Let’s take a trip back in time. It’s 1881, forty years after the Afternoon Tea came into fashion and the American author, Henry James, is dipping his pen in ink writing, “there are few hours in life more agreeable than the hour dedicated to the ceremony known as afternoon tea.” I like to think of him now, dressed in his morning coat (worn for all formal day occasions) with the newly popular Ascot tie, strolling through a quintessential English garden in full bloom. Where can we presume Mr.

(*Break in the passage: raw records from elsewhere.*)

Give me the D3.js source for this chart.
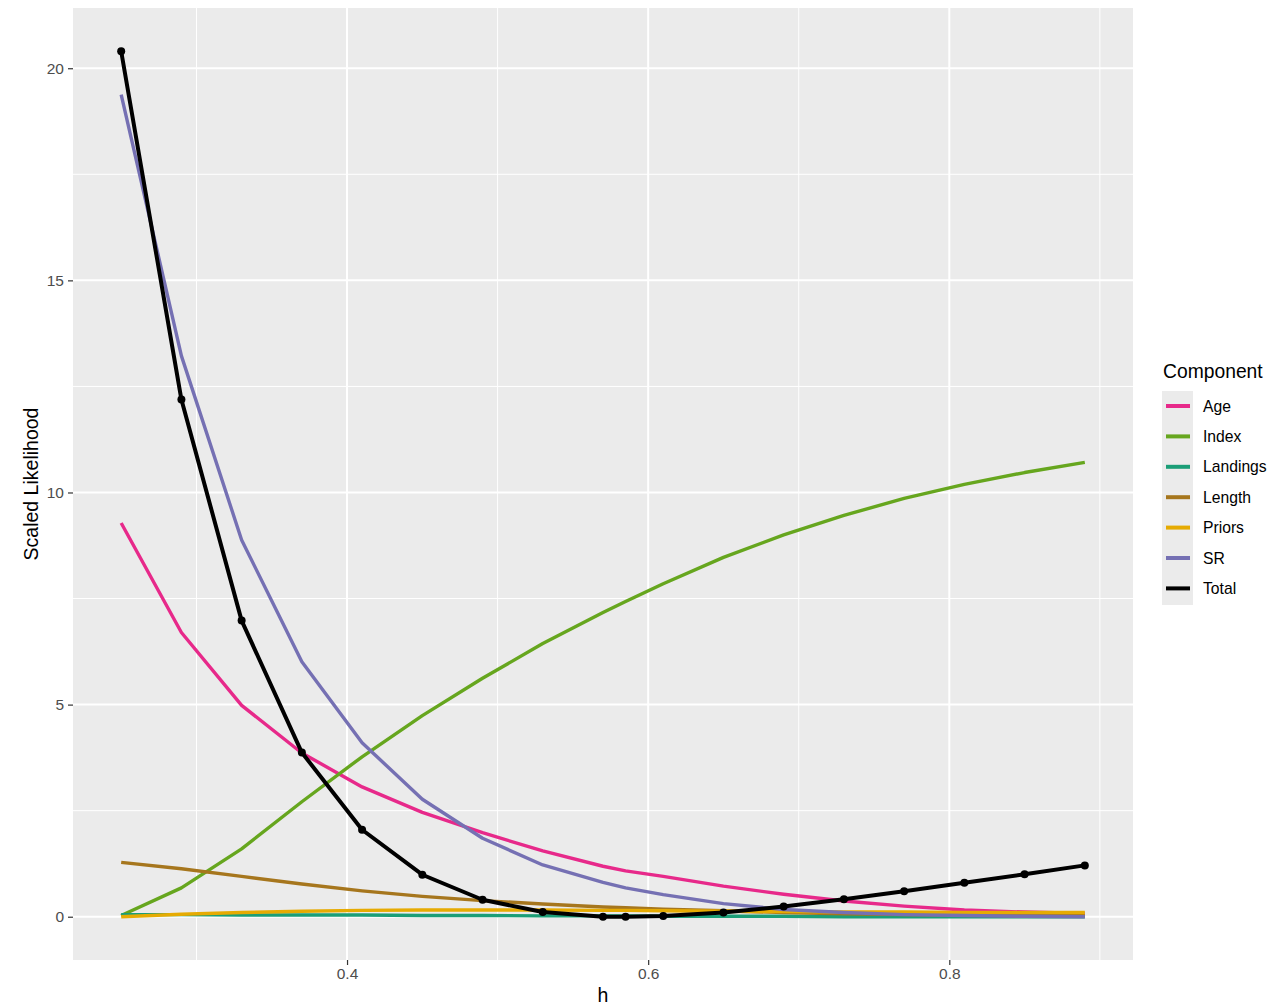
<!DOCTYPE html>
<html><head><meta charset="utf-8">
<script src="https://cdn.jsdelivr.net/npm/d3@7"></script>
<style>body{margin:0;background:#fff;} text{font-family:"Liberation Sans",Arial,sans-serif;}</style>
</head><body><svg id="c" width="1272" height="1006"></svg>
<script>
const hValues = [0.25,0.29,0.33,0.37,0.41,0.45,0.49,0.53,0.57,0.585,0.61,0.65,0.69,0.73,0.77,0.81,0.85,0.89];
const components = ["Age","Index","Landings","Length","Priors","SR","Total"];
const colors = ["#E7298A","#66A61E","#1B9E77","#A6761D","#E6AB02","#7570B3","#000000"];
const ageVals      = [9.28,6.70,4.98,3.86,3.06,2.46,1.98,1.55,1.19,1.08,0.95,0.72,0.53,0.37,0.25,0.16,0.11,0.08];
const indexVals    = [0.03,0.68,1.60,2.71,3.77,4.74,5.62,6.44,7.17,7.43,7.85,8.47,9.00,9.46,9.86,10.19,10.47,10.71];
const landingsVals = [0.05,0.05,0.04,0.04,0.04,0.03,0.03,0.02,0.02,0.02,0.01,0.01,0.01,0.00,0.00,0.00,0.00,0.00];
const lengthVals   = [1.28,1.13,0.95,0.77,0.61,0.48,0.38,0.30,0.23,0.21,0.18,0.14,0.10,0.07,0.05,0.04,0.03,0.03];
const priorsVals   = [0.00,0.06,0.10,0.13,0.15,0.16,0.16,0.16,0.15,0.15,0.14,0.13,0.12,0.11,0.11,0.10,0.10,0.10];
const srVals       = [19.38,13.22,8.88,6.01,4.10,2.77,1.85,1.22,0.81,0.68,0.52,0.31,0.17,0.10,0.05,0.03,0.01,0.00];
const totalVals    = [20.40,12.19,6.98,3.87,2.05,0.99,0.40,0.11,0.00,0.00,0.02,0.10,0.24,0.41,0.60,0.80,1.00,1.21];
const xTicks = [0.4,0.6,0.8];
const xMinor = [0.3,0.5,0.7,0.9];
const yTicks = [0,5,10,15,20];
const yMinor = [2.5,7.5,12.5,17.5];
const seriesVals = [ageVals,indexVals,landingsVals,lengthVals,priorsVals,srVals,totalVals];

const svg = d3.select("#c");
const L=73,R=1133,T=8,B=960;
const xr = d3.extent(hValues), xpad=(xr[1]-xr[0])*0.05;
const yr = [0, d3.max(totalVals.concat(srVals))], ypad=(yr[1]-yr[0])*0.05;
const x = d3.scaleLinear().domain([xr[0]-xpad, xr[1]+xpad]).range([L,R]);
const y = d3.scaleLinear().domain([yr[0]-ypad, yr[1]+ypad]).range([B,T]);

svg.append("rect").attr("x",L).attr("y",T).attr("width",R-L).attr("height",B-T).attr("fill","#EBEBEB");
const g = svg.append("g");
xMinor.forEach(v=>g.append("line").attr("x1",x(v)).attr("x2",x(v)).attr("y1",T).attr("y2",B).attr("stroke","#fff").attr("stroke-width",1));
yMinor.forEach(v=>g.append("line").attr("y1",y(v)).attr("y2",y(v)).attr("x1",L).attr("x2",R).attr("stroke","#fff").attr("stroke-width",1));
xTicks.forEach(v=>g.append("line").attr("x1",x(v)).attr("x2",x(v)).attr("y1",T).attr("y2",B).attr("stroke","#fff").attr("stroke-width",2));
yTicks.forEach(v=>g.append("line").attr("y1",y(v)).attr("y2",y(v)).attr("x1",L).attr("x2",R).attr("stroke","#fff").attr("stroke-width",2));

const xAxis = svg.append("g").attr("transform",`translate(0,${B})`)
  .call(d3.axisBottom(x).tickValues(xTicks).tickSize(5).tickPadding(3).tickFormat(d3.format(".1f")));
const yAxis = svg.append("g").attr("transform",`translate(${L},0)`)
  .call(d3.axisLeft(y).tickValues(yTicks).tickSize(5).tickPadding(4));
[xAxis,yAxis].forEach(a=>{a.select(".domain").remove();
  a.selectAll(".tick line").attr("stroke","#333").attr("stroke-width",1.2);
  a.selectAll(".tick text").attr("fill","#4D4D4D").style("font-size","15.5px").style("font-family","'Liberation Sans',Arial,sans-serif");});

const line = d3.line().x((d,i)=>x(hValues[i])).y(d=>y(d));
seriesVals.forEach((vals,k)=>{
  svg.append("path").attr("d",line(vals)).attr("fill","none").attr("stroke",colors[k])
    .attr("stroke-width",k===6?4:3.4).attr("stroke-linejoin","round");
});
svg.append("g").selectAll("circle").data(totalVals).join("circle")
  .attr("cx",(d,i)=>x(hValues[i])).attr("cy",d=>y(d)).attr("r",4).attr("fill","#000");

svg.append("text").attr("x",(L+R)/2).attr("y",1002).attr("text-anchor","middle").style("font-size","19.5px").attr("fill","#000").text("h");
svg.append("text").attr("transform",`translate(38,${(T+B)/2}) rotate(-90)`).attr("text-anchor","middle").style("font-size","19.5px").attr("fill","#000").text("Scaled Likelihood");

const lg = svg.append("g");
lg.append("text").attr("x",1163).attr("y",378).style("font-size","19.3px").attr("fill","#000").text("Component");
lg.append("rect").attr("x",1162).attr("y",391).attr("width",31).attr("height",214).attr("fill","#EBEBEB");
components.forEach((c,i)=>{
  const cy = 406 + i*30.4;
  lg.append("line").attr("x1",1166).attr("x2",1190).attr("y1",cy).attr("y2",cy).attr("stroke",colors[i]).attr("stroke-width",4);
  lg.append("text").attr("x",1203).attr("y",cy+5.5).style("font-size","15.7px").attr("fill","#000").text(c);
});
</script></body></html>
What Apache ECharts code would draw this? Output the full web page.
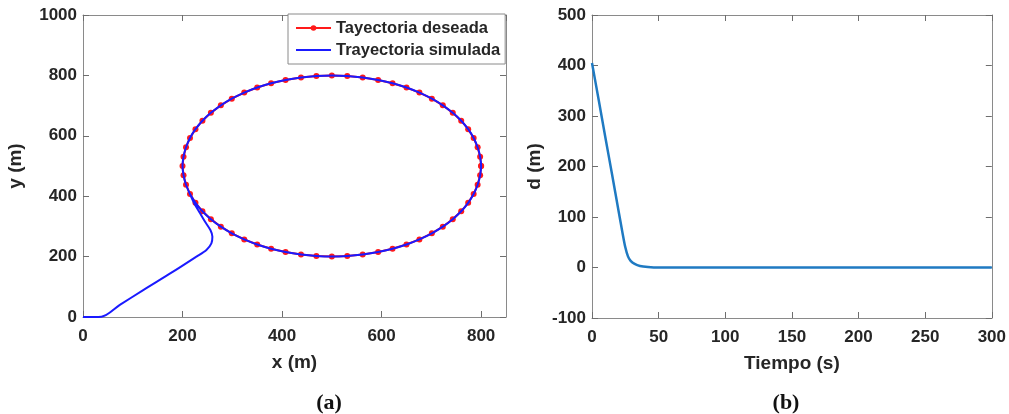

James would be going dressed to impress?  Afternoon Tea, of course!

Steeped in history beginning in China thousands of years ago, the tea ceremony has grown to become one of the world’s greatest rituals, evolving dramatically as it traveled from East to West. English traders in search of these fragrant dried leaves developed trade routes, committing themselves to months (sometimes years!) of travel to share delicious tea with loved ones back in England.  The tea industry grew into a world wide enterprise, particularly with Oolong, the mother of all leaves, from which all other varieties of tea would be developed.

In the 1840’s, Queen Victoria popularized the tradition of tea with the help of her Lady, Anna Bedford. Ann  experienced rumbling in her stomach between the hours of breakfast and dinner. She began requesting “tea with an assortment of breads and cakes” be brought to her private parlor. Word soon got out to friends (including the Queen!) who would join her small afternoon parties for a bit of sugar, caffeine, gossip and voila – the tea party was born.

Back to our old friend, Henry. An American ex-patriot, Mr. James fell in love with England and the English way of life, exclaiming that the mid afternoon tea party was a “pause celebre”, a moment to stop whatever was happening, relax, indulge in gentle sips of brewed energy, timely conversation (a little gossip), laughter and a bite sized treats. After tea, people returned to their day with renewed vigor.

This high society occasion eventually became available to the common man, who would enjoy a variation called high tea, a savory meal in the evenings. Today, tea is widely available without a journey to China. Enjoy it brewed in humble bags at home, steeped in the world’s most luxurious hotels, on planes, trains, out of a thermos, in a mug or Mrs. B’s favorite, a tea cup.